**Exercise prompt:** Set aside the pictures and output only the lines from the one containing "Convert this diagram to TikZ code." up to and including the one containing "(531,116) rectangle (727,352);".

**Input records:**
----------------------------------------

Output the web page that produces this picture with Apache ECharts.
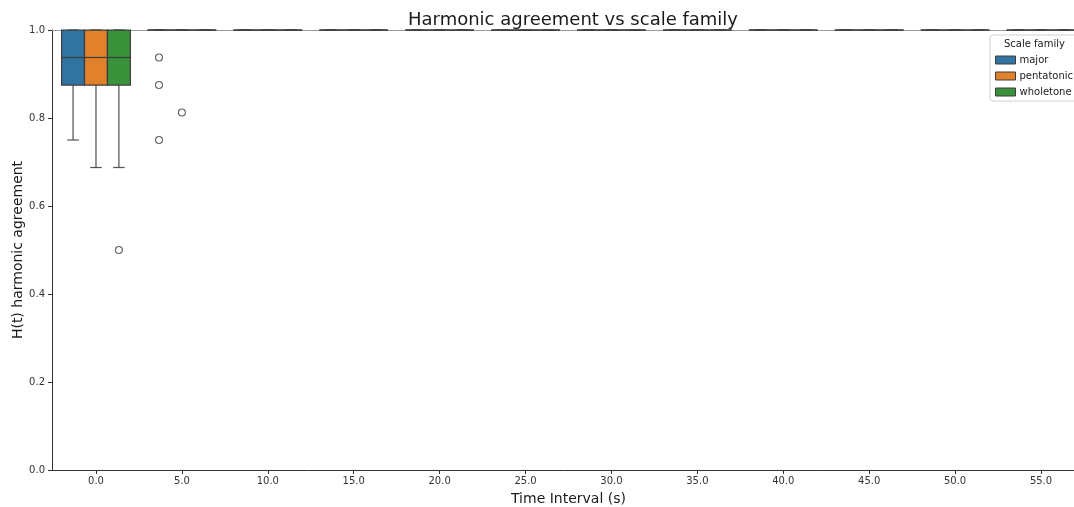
<!DOCTYPE html>
<html>
<head>
<meta charset="utf-8">
<title>Harmonic agreement vs scale family</title>
<script src="https://cdn.jsdelivr.net/npm/echarts@6/dist/echarts.min.js"></script>
<style>
  html, body { margin: 0; padding: 0; background: #fff; }
  #chart { width: 1074px; height: 507px; }
</style>
</head>
<body>
<div id="chart"></div>
<script>
// Time intervals (seconds) on the x axis
const times = [0, 5, 10, 15, 20, 25, 30, 35, 40, 45, 50, 55];
const families = ['major', 'pentatonic', 'wholetone'];
const familyColors = ['#3274a1', '#e1812c', '#3a923a'];

// Box statistics per time interval: [lower whisker, Q1, median, Q3, upper whisker]
const majorStats = [
  [0.75, 0.875, 0.9375, 1, 1],
  [1, 1, 1, 1, 1], [1, 1, 1, 1, 1], [1, 1, 1, 1, 1], [1, 1, 1, 1, 1],
  [1, 1, 1, 1, 1], [1, 1, 1, 1, 1], [1, 1, 1, 1, 1], [1, 1, 1, 1, 1],
  [1, 1, 1, 1, 1], [1, 1, 1, 1, 1], [1, 1, 1, 1, 1]
];
const pentatonicStats = [
  [0.6875, 0.875, 0.9375, 1, 1],
  [1, 1, 1, 1, 1], [1, 1, 1, 1, 1], [1, 1, 1, 1, 1], [1, 1, 1, 1, 1],
  [1, 1, 1, 1, 1], [1, 1, 1, 1, 1], [1, 1, 1, 1, 1], [1, 1, 1, 1, 1],
  [1, 1, 1, 1, 1], [1, 1, 1, 1, 1], [1, 1, 1, 1, 1]
];
const wholetoneStats = [
  [0.6875, 0.875, 0.9375, 1, 1],
  [1, 1, 1, 1, 1], [1, 1, 1, 1, 1], [1, 1, 1, 1, 1], [1, 1, 1, 1, 1],
  [1, 1, 1, 1, 1], [1, 1, 1, 1, 1], [1, 1, 1, 1, 1], [1, 1, 1, 1, 1],
  [1, 1, 1, 1, 1], [1, 1, 1, 1, 1], [1, 1, 1, 1, 1]
];

// Outliers: [time interval, H(t)]
const majorOutliers = [[5, 0.9375], [5, 0.875], [5, 0.75]];
const pentatonicOutliers = [[5, 0.8125]];
const wholetoneOutliers = [[0, 0.5]];

const xTicks = [0, 5, 10, 15, 20, 25, 30, 35, 40, 45, 50, 55];

const statsByFamily = [majorStats, pentatonicStats, wholetoneStats];
const outliersByFamily = [majorOutliers, pentatonicOutliers, wholetoneOutliers];

// Dodge layout: the group spans 4 s, each family box gets a third of it
const GROUP_WIDTH = 4;
const BOX_W = GROUP_WIDTH / families.length;
const offsetOf = fi => (fi - (families.length - 1) / 2) * BOX_W;

const EDGE = '#3d3d3d';
const WHISKER = '#555555';
const FONT = 'DejaVu Sans';

function makeBoxRenderer(fi) {
  return function (params, api) {
    const cx = api.value(0) + offsetOf(fi);
    const lo = api.value(1), q1 = api.value(2), med = api.value(3),
          q3 = api.value(4), hi = api.value(5);
    const p = (x, y) => api.coord([x, y]);
    const half = BOX_W / 2, cap = BOX_W / 4;
    const tl = p(cx - half, q3), br = p(cx + half, q1);
    const line = (a, b, color) => ({
      type: 'line',
      shape: { x1: a[0], y1: a[1], x2: b[0], y2: b[1] },
      style: { stroke: color, lineWidth: 1.25 }
    });
    return {
      type: 'group',
      children: [
        line(p(cx, q1), p(cx, lo), WHISKER),
        line(p(cx, q3), p(cx, hi), WHISKER),
        line(p(cx - cap, lo), p(cx + cap, lo), WHISKER),
        line(p(cx - cap, hi), p(cx + cap, hi), WHISKER),
        {
          type: 'rect',
          shape: { x: tl[0], y: tl[1], width: br[0] - tl[0], height: br[1] - tl[1] },
          style: { fill: familyColors[fi], stroke: EDGE, lineWidth: 1.25 }
        },
        line(p(cx - half, med), p(cx + half, med), EDGE)
      ]
    };
  };
}

const series = [];
families.forEach((name, fi) => {
  series.push({
    name: name,
    type: 'custom',
    renderItem: makeBoxRenderer(fi),
    itemStyle: { color: familyColors[fi], borderColor: EDGE, borderWidth: 1 },
    encode: { x: 0, y: [1, 2, 3, 4, 5] },
    data: times.map((t, i) => [t].concat(statsByFamily[fi][i])),
    clip: false,
    z: 3
  });
});
families.forEach((name, fi) => {
  series.push({
    name: name + ' outliers',
    type: 'scatter',
    symbol: 'circle',
    symbolSize: 7,
    itemStyle: { color: '#ffffff', borderColor: '#3d3d3d', borderWidth: 1.1 },
    data: outliersByFamily[fi].map(d => [d[0] + offsetOf(fi), d[1]]),
    z: 4,
    silent: true
  });
});

const chart = echarts.init(document.getElementById('chart'), null, { renderer: 'canvas' });
chart.setOption({
  animation: false,
  backgroundColor: '#ffffff',
  textStyle: { fontFamily: FONT },
  title: {
    text: 'Harmonic agreement vs scale family',
    left: 568,
    top: 6,
    textAlign: 'center',
    textStyle: { fontFamily: FONT, fontSize: 18, fontWeight: 'normal', color: '#1a1a1a' }
  },
  grid: {
    left: 52, right: -11, top: 30, bottom: 37,
    containLabel: false,
    outerBoundsMode: 'none'
  },
  legend: {
    data: families,
    orient: 'vertical',
    left: 990,
    top: 35,
    padding: [20, 10, 4, 5],
    itemGap: 6,
    itemWidth: 20,
    itemHeight: 8,
    icon: 'rect',
    backgroundColor: '#ffffff',
    borderColor: '#d0d0d0',
    borderWidth: 1,
    borderRadius: 3,
    itemStyle: { borderColor: EDGE, borderWidth: 1 },
    textStyle: { fontFamily: FONT, fontSize: 10, color: '#1a1a1a', padding: [0, 0, 0, -1] },
    selectedMode: false
  },
  graphic: [{
    type: 'text',
    left: 1004,
    top: 39,
    z: 100,
    style: { text: 'Scale family', fontFamily: FONT, fontSize: 10, fill: '#1a1a1a' }
  }],
  xAxis: [{
    type: 'value',
    min: -2.56,
    max: 57.56,
    name: 'Time Interval (s)',
    nameLocation: 'middle',
    nameGap: 22,
    nameMoveOverlap: false,
    nameTextStyle: { fontFamily: FONT, fontSize: 14, color: '#1a1a1a' },
    axisLine: { show: true, onZero: false, lineStyle: { color: '#333333', width: 1 } },
    axisTick: { show: true, length: 4, lineStyle: { color: '#333333' }, customValues: xTicks },
    axisLabel: {
      fontFamily: FONT, fontSize: 10, color: '#333333', margin: 6,
      customValues: xTicks,
      formatter: v => v.toFixed(1)
    },
    splitLine: { show: false }
  }, {
    type: 'value',
    position: 'top',
    min: -2.56,
    max: 57.56,
    axisLine: { show: true, onZero: false, lineStyle: { color: '#9a9a9a', width: 1 } },
    axisTick: { show: false },
    axisLabel: { show: false },
    splitLine: { show: false }
  }],
  yAxis: {
    type: 'value',
    min: 0,
    max: 1,
    interval: 0.2,
    name: 'H(t) harmonic agreement',
    nameLocation: 'middle',
    nameGap: 27,
    nameMoveOverlap: false,
    nameTextStyle: { fontFamily: FONT, fontSize: 14, color: '#1a1a1a' },
    axisLine: { show: true, onZero: false, lineStyle: { color: '#333333', width: 1 } },
    axisTick: { show: true, length: 4, lineStyle: { color: '#333333' } },
    axisLabel: {
      fontFamily: FONT, fontSize: 10, color: '#333333', margin: 7,
      formatter: v => v.toFixed(1)
    },
    splitLine: { show: false }
  },
  series: series
});
</script>
</body>
</html>
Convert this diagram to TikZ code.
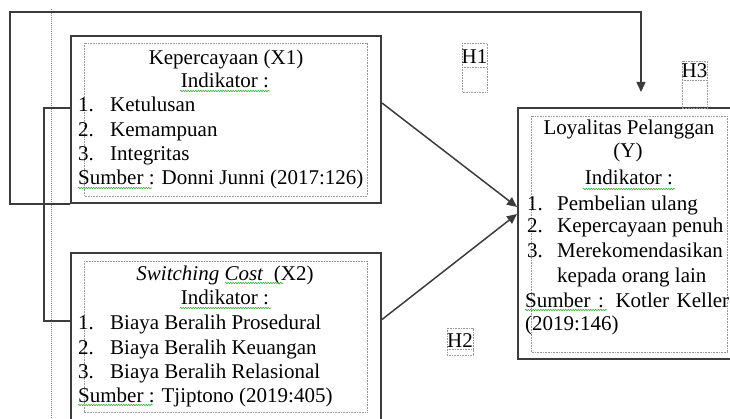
\documentclass[tikz,border=0pt]{standalone}
\usepackage{fontspec}
\setmainfont{Liberation Serif}
\usetikzlibrary{arrows.meta,decorations.pathmorphing,calc}
\definecolor{ln}{HTML}{3C3C3C}
\definecolor{sq}{HTML}{3FAE3F}
\begin{document}
\begin{tikzpicture}[x=1pt,y=-1pt,
  box/.style={draw=ln, line width=2pt, rectangle, inner sep=0pt},
  inbox/.style={draw=gray!80, line width=0.6pt, dash pattern=on 0.8pt off 0.8pt},
  txt/.style={inner sep=0pt, anchor=base west, font=\fontsize{21}{24}\selectfont},
  ctxt/.style={txt, anchor=base},
  conn/.style={draw=ln, line width=1.5pt},
  arr/.style={conn, -{Triangle[length=10pt,width=9pt]}},
  squig/.style={draw=sq, line width=0.6pt, decorate, decoration={snake, amplitude=0.7pt, segment length=2.5pt}},
  margin/.style={draw=gray, line width=0.6pt, dash pattern=on 1pt off 1pt}]
\useasboundingbox (0,0) rectangle (730,419);
\clip (0,0) rectangle (730,419);

% margin guide
\coordinate (mtop) at (51,9);
\coordinate (mbot) at (51,419);
\draw[margin] (mtop) -- (mbot);

% outer boxes
\node[box, minimum width=310pt, minimum height=167pt] (x1) at (226,119.5) {};
\node[box, minimum width=310pt, minimum height=180pt] (x2) at (226,343) {};
\node[box, minimum width=230pt, minimum height=251pt] (y) at (633,233.5) {};

% inner dotted frames
\draw[inbox] (84,43) rectangle (367,196);
\draw[inbox] (84,261) rectangle (367,412);
\draw[inbox] (531,116) rectangle (727,352);

% X1 texts
\node[ctxt] (t1a) at (226,65) {Kepercayaan (X1)};
\node[ctxt] (t1b) at (225,88) {Indikator :};
\node[txt] (n11) at (78,112) {1.};
\node[txt] (i11) at (110,112) {Ketulusan};
\node[txt] (n12) at (78,137) {2.};
\node[txt] (i12) at (110,137) {Kemampuan};
\node[txt] (n13) at (78,161) {3.};
\node[txt] (i13) at (110,161) {Integritas};
\node[txt] (s1) at (78,185) {Sumber : Donni Junni (2017:126)};

% X2 texts
\node[ctxt] (t2a) at (225,280) {\textit{Switching Cost}\ \ (X2)};
\node[ctxt] (t2b) at (225,305) {Indikator :};
\node[txt] (n21) at (78,329) {1.};
\node[txt] (i21) at (110,329) {Biaya Beralih Prosedural};
\node[txt] (n22) at (78,354) {2.};
\node[txt] (i22) at (110,354) {Biaya Beralih Keuangan};
\node[txt] (n23) at (78,378) {3.};
\node[txt] (i23) at (110,378) {Biaya Beralih Relasional};
\node[txt] (s2) at (78,402) {Sumber : Tjiptono (2019:405)};

% Y texts
\node[ctxt] (t3a) at (629,135) {Loyalitas Pelanggan};
\node[ctxt] (t3b) at (628,158) {(Y)};
\node[ctxt] (t3c) at (629,185) {Indikator :};
\node[txt] (n31) at (527,211) {1.};
\node[txt] (i31) at (557,211) {Pembelian ulang};
\node[txt] (n32) at (527,233) {2.};
\node[txt] (i32) at (557,233) {Kepercayaan penuh};
\node[txt] (n33) at (527,258) {3.};
\node[txt] (i33) at (557,258) {Merekomendasikan};
\node[txt] (i34) at (557,283) {kepada orang lain};
\node[txt] (s3) at (525,307) {\makebox[204pt][s]{Sumber : Kotler Keller}};
\node[txt] (s3b) at (525,330) {(2019:146)};

% spell-check squiggles
\draw[squig] (180,91) -- (270,91);
\draw[squig] (78,188) -- (152,188);
\draw[squig] (225,283) -- (283,283);
\draw[squig] (180,308) -- (271,308);
\draw[squig] (78,405) -- (153,405);
\draw[squig] (583,189) -- (675,189);
\draw[squig] (525,310) -- (607,310);

% hypothesis labels
\draw[inbox] (462,43) rectangle (487,92);
\draw[inbox] (462,67) -- (487,67);
\node[ctxt] (h1) at (474.5,64) {H1};
\draw[inbox] (447,328) rectangle (473,355);
\draw[inbox] (447,349) -- (473,349);
\node[ctxt] (h2) at (460,347) {H2};
\draw[inbox] (682,61) rectangle (707,108);
\draw[inbox] (682,80) -- (707,80);
\node[ctxt] (h3) at (694.5,78) {H3};

% connectors
\draw[arr] ([yshift=16.5pt]x1.east) -- ([yshift=26.5pt]y.west);
\draw[arr] ([yshift=23.5pt]x2.east) -- ([yshift=19.5pt]y.west);
\coordinate (loopA) at (10,12);
\coordinate (h3tip) at (641,92);
\draw[arr] (x1.south west) -| (loopA) -| (h3tip);
\draw[conn] ([yshift=11.5pt]x1.west) -- ++(-26,0) |- ([yshift=22pt]x2.west);
\end{tikzpicture}
\end{document}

----------------------------------------

**Response to the exercise:**
Convert this diagram to TikZ code.
\documentclass[tikz,border=0pt]{standalone}
\usepackage{fontspec}
\setmainfont{Liberation Serif}
\usetikzlibrary{arrows.meta,decorations.pathmorphing,calc}
\definecolor{ln}{HTML}{3C3C3C}
\definecolor{sq}{HTML}{3FAE3F}
\begin{document}
\begin{tikzpicture}[x=1pt,y=-1pt,
  box/.style={draw=ln, line width=2pt, rectangle, inner sep=0pt},
  inbox/.style={draw=gray!80, line width=0.6pt, dash pattern=on 0.8pt off 0.8pt},
  txt/.style={inner sep=0pt, anchor=base west, font=\fontsize{21}{24}\selectfont},
  ctxt/.style={txt, anchor=base},
  conn/.style={draw=ln, line width=1.5pt},
  arr/.style={conn, -{Triangle[length=10pt,width=9pt]}},
  squig/.style={draw=sq, line width=0.6pt, decorate, decoration={snake, amplitude=0.7pt, segment length=2.5pt}},
  margin/.style={draw=gray, line width=0.6pt, dash pattern=on 1pt off 1pt}]
\useasboundingbox (0,0) rectangle (730,419);
\clip (0,0) rectangle (730,419);

% margin guide
\coordinate (mtop) at (51,9);
\coordinate (mbot) at (51,419);
\draw[margin] (mtop) -- (mbot);

% outer boxes
\node[box, minimum width=310pt, minimum height=167pt] (x1) at (226,119.5) {};
\node[box, minimum width=310pt, minimum height=180pt] (x2) at (226,343) {};
\node[box, minimum width=230pt, minimum height=251pt] (y) at (633,233.5) {};

% inner dotted frames
\draw[inbox] (84,43) rectangle (367,196);
\draw[inbox] (84,261) rectangle (367,412);
\draw[inbox] (531,116) rectangle (727,352);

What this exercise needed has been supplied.